Thanks Toby. Got some homework to do now.
It is a fascinating connection to the technical skill to run a project and project management’s key to success. What is the saying: once the project is underway 90% of the project manager’s job is communication?
We have to have a deep degree of emotional intelligence and communication skills to carry a project throughout all the stakeholder views and needs. Any tool that helps convey communication and collaboration is a valued tool for a project’s success.
I welcome your perspective, always,
Toby
Hey Toby, thanks for the extensive commentary. I appreciate the effort you’ve put into this.
I’m having difficulty obtaining a copy of Boyatzis’s book but have found ample internet resources which reference his research.

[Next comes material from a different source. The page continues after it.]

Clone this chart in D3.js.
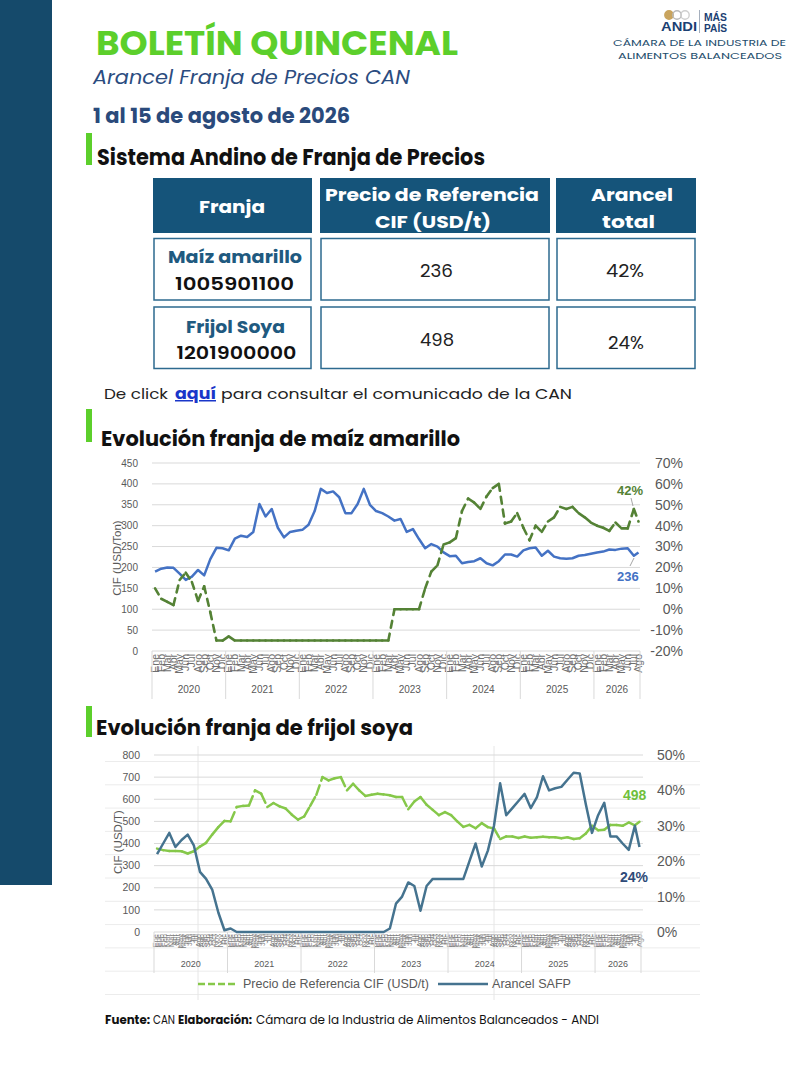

You should appreciate the fact that my main interest in this topic is in the context of project management. From that perspective I had intuitive issues with accepting the 200 organizations example, as although I understand and agree with the need to maintain not just IQ but also EQ, I didn’t think the impact would be that high. Having read various internet resources expounding on this issue I feel I need to do a bit more research to understand this point a bit better. If the above is correct then I suspect many PM’s with the correct EQ capability are not given the opportunity to demonstrate their skill as they might be seen as being ‘too soft’ and therefore less competent than PM’s with lower EQ capabilities. This needs some consideration.
Cheers, Shim
There are a grand amount of Emotional Intelligence claims out there from inferior studies. I spent a good amount of time deselecting dubious statistically valid and reliable tools or tools that do not really measure what they intend to measure. Others really only assess standard personality traits.
Keep your eyes out for the top tier combination of Hay Group and Richard Boyatzis (who was a management consultant then moved into academia and successfully bridges valid and reliable with business drivers).
Shim, I feel Boyatzis, in particular, will meet your analytic demand for rigidity.